Agriculture Secretary Tom Vilsack was direct, forceful and blunt when he declared this week that the USDA does not tolerate racial discrimination. This was Vilsack’s widely circulated public explanation for firing black civil servant Shirley Sherrod. There are two problems with this.
First, the world now knows that Sherrod, who had been the rural development director for the USDA in Georgia, did not do or say anything to merit being branded a bigot and sacked. The video that got her fired—posted on a conservative blogger’s website—was highly edited and misleading, to say the least. Vilsack and President Obama subsequently apologized to Sherrod and offered her her job back.
The second problem is more troubling. Vilsack should have been talking about the shameful and disgraceful treatment of black farmers by his agency, and the equally shameful and disgraceful treatment of the farmers by Congress.
The day after Vilsack issued his lofty pronouncement about zero tolerance for racial discrimination, Gary Grant, president of the 20,000-member Black Farmer & Agriculturalists Association, flatly called Vilsack’s statement “a complete lie.” He had good reason. During the past quarter century, tens of thousands of black farmers have lost their land, homes and livestock, due to the blatant refusal by the USDA to make or guarantee loans to them. The farmers have filed individual and class-action lawsuits, staged sit-ins, and held marches and rallies challenging the nakedly discriminatory lending practices of the USDA.
Shirley Sherrod was one of them. She and her husband, a minister and civil rights leader, were part of a cooperative of black farmers who were refused loans. Their farms were foreclosed on in 1985, and they filed suit. It took more than two decades of legal wrangling, but finally Sherrod, her husband and the other farmers won their case and were awarded $13 million in damages.
In recent years, the USDA has revamped its operations. It has an active civil rights division and claims that it carefully scrutinizes its lending program to prevent bias. But this doesn’t mean that the USDA has totally righted its past racial wrongs. In a statement, the black farmers association noted that the USDA has not punished any of its agents or officials who turned a blind eye to discriminatory lending, or actively encouraged it.
A decade ago the USDA shelled out $2.3 billion to the farmers to settle the discrimination suits. But that didn’t end the injustice. Thousands of black farmers who lost their land did not get a nickel. They were excluded from the settlement through bureaucratic bungling, technicalities, and challenges from Justice Department officials during the W. Bush years.
With President Obama’s approval, Vilsack agreed to a second settlement of $1.25 billion. But again, the injustice continued. Congress had to approve release of the funds and set a deadline of March 31. The deadline came and went. Congress went on spring vacation without approving the money. It set another deadline of May 31. That date also came and went with no action.

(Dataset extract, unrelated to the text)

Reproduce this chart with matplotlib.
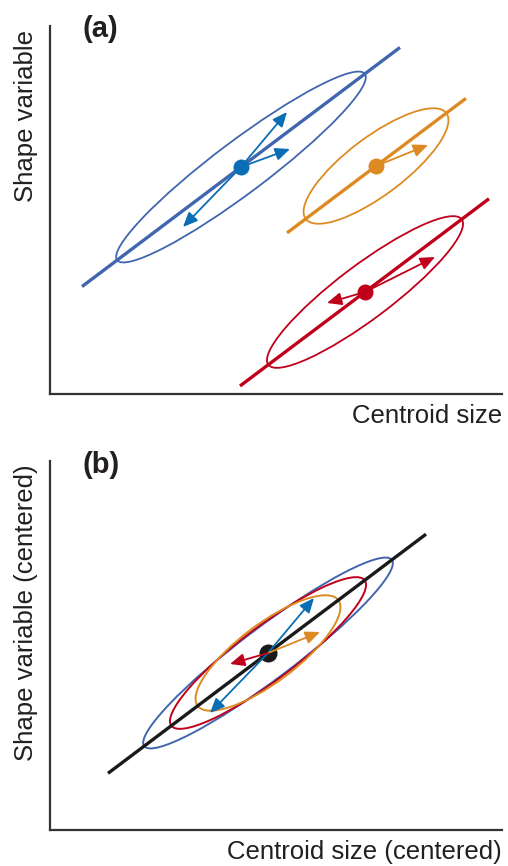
import numpy as np
import matplotlib
matplotlib.use("Agg")
import matplotlib.pyplot as plt
from matplotlib.patches import Ellipse

plt.rcParams['font.family'] = ['Liberation Sans', 'DejaVu Sans']

# groups (blue, orange, red), units are axis pixels
group_colors = ['#4066ae', '#dd8a22', '#c0001b']
dot_colors = ['#0a6eb4', '#dd8a22', '#c0001b']
arrow_colors = ['#0a6eb4', '#dd8a22', '#c0001b']

# panel (a): group means
center_x = [191, 326, 315]
center_y = [227, 228, 102]
# common allometric slope
slope = 0.752
# extent of each group's regression line
line_x0 = [32, 237, 190]
line_x1 = [350, 416, 439]
# ellipse semi-axes
semi_major = [155, 88, 121]
semi_minor = [26, 29, 27]

# arrows (dx, dy) from the group mean
blue_arrows = [(46, 55), (49, 18), (-58, -60)]
orange_arrows = [(52, 21)]
red_arrows = [(70, 35), (-38, -11)]
arrows_a = [blue_arrows, orange_arrows, red_arrows]
# panel (b) keeps only some of them
arrows_b = [[blue_arrows[0], blue_arrows[2]], orange_arrows, [red_arrows[1]]]

# panel (b): pooled centre and common line
center_b = (218, 177)
line_b = (58, 376)

txt = '#231f20'
W, H = 508, 866

fig = plt.figure(figsize=(W / 100, H / 100), dpi=100)
ax_a = fig.add_axes([50 / W, (H - 394) / H, 452 / W, 368 / H])
ax_b = fig.add_axes([50 / W, (H - 830) / H, 452 / W, 369 / H])

angle = np.degrees(np.arctan(slope))


def setup(ax, xlabel, ylabel, tag, ymax, tag_y):
    ax.set_xlim(0, 452)
    ax.set_ylim(0, ymax)
    ax.set_xticks([])
    ax.set_yticks([])
    for s in ['top', 'right']:
        ax.spines[s].set_visible(False)
    for s in ['left', 'bottom']:
        ax.spines[s].set_linewidth(1.6)
        ax.spines[s].set_color('#333333')
    ax.set_xlabel(xlabel, fontsize=18.5, color=txt, loc='right')
    ax.xaxis.set_label_coords(1.0, -0.028)
    ax.xaxis.label.set_va('top')
    ax.set_ylabel(ylabel, fontsize=18.5, color=txt, loc='top')
    ax.yaxis.set_label_coords(-0.053, 0.99)
    ax.yaxis.label.set_va('center')
    ax.text(33 / 452, tag_y, tag, transform=ax.transAxes,
            fontsize=21, fontweight='bold', color=txt, ha='left', va='center')


def arrow(ax, x, y, dx, dy, c):
    ax.annotate('', xy=(x + dx, y + dy), xytext=(x, y),
                arrowprops=dict(arrowstyle='-|>,head_length=0.55,head_width=0.24',
                                mutation_scale=16, lw=1.3, color=c,
                                shrinkA=0, shrinkB=0), zorder=4)


# ---- panel (a)
setup(ax_a, 'Centroid size', 'Shape variable', '(a)', 368, 0.993)
for i in range(3):
    cx, cy = center_x[i], center_y[i]
    xs = np.array([line_x0[i], line_x1[i]])
    ax_a.plot(xs, cy + slope * (xs - cx), color=group_colors[i], lw=2.4,
              solid_capstyle='butt', zorder=2)
    ax_a.add_patch(Ellipse((cx, cy), 2 * semi_major[i], 2 * semi_minor[i],
                           angle=angle, fill=False, ec=group_colors[i], lw=1.3, zorder=3))
    for dx, dy in arrows_a[i]:
        arrow(ax_a, cx, cy, dx, dy, arrow_colors[i])
    ax_a.plot(cx, cy, 'o', ms=11.5, color=dot_colors[i], mec='none', zorder=5)

# ---- panel (b)
setup(ax_b, 'Centroid size (centered)', 'Shape variable (centered)', '(b)', 369, 0.99)
bx, by = center_b
for i in [0, 2, 1]:
    ax_b.add_patch(Ellipse((bx, by), 2 * semi_major[i], 2 * semi_minor[i],
                           angle=angle, fill=False, ec=group_colors[i], lw=1.4, zorder=2))
xs = np.array(line_b)
ax_b.plot(xs, by + slope * (xs - bx), color='#1a1a1a', lw=2.4,
          solid_capstyle='butt', zorder=3)
ax_b.plot(bx, by, 'o', ms=13, color='#1a1a1a', mec='none', zorder=3)
for i in range(3):
    for dx, dy in arrows_b[i]:
        arrow(ax_b, bx, by, dx, dy, arrow_colors[i])

fig.savefig('out.png', dpi=100)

GOP conservatives and the right-wing talking heads then went to work. They railed that the settlement was a deficit-buster and an unjustified political giveaway by the Obama administration to appease black Democrats—the presumption being that all the black farmers are Democrats and dutiful Obama voters.
Even as Vilsack loftily intoned about clamping down on racial discrimination at the USDA in reference to Sherrod, Congress again stonewalled the approval of the settlement funds. GOP senators demanded and, with Democrats’ consent, got the money stripped from the bill extending jobless benefits. This was part of the price Democrats paid to break the GOP filibuster against the extension.
Senate Majority Leader Harry Reid has vowed that he and the Democrats will make a determined effort to get the settlement money approved in the war-supplemental appropriations bill scheduled for a vote sometime before the end of July. But a Reid spokesman said it "remains unclear" whether the bill could pass with the farm-settlement attached. This doesn’t exactly sound like the Democrats will go to the barricades to get the funds released.
Vilsack says that because of Sherrod’s horrific family history of suffering—a white farmer murdered her father and was never prosecuted—and her long fight for justice for farmers, she is in a unique position to tell the story of the black farmers’ battle for justice. Unfortunately, despite his apology and offer of reinstatement, Vilsack’s firing of Sherrod gave the right-wing smear machine the ammunition it needed to blast the settlement as a political scheme by the Obama administration to pay off black Democrats. Iowa GOP Congressman Steven King, even less charitably, called the settlement a fraud.
Given the fierce GOP opposition to any financial compensation for the beleaguered black farmers, and the long history of USDA racism, black farmers aren’t holding their breath that Congress will do the right thing and approve the settlement. Given her experience with USDA, Sherrod probably isn’t either.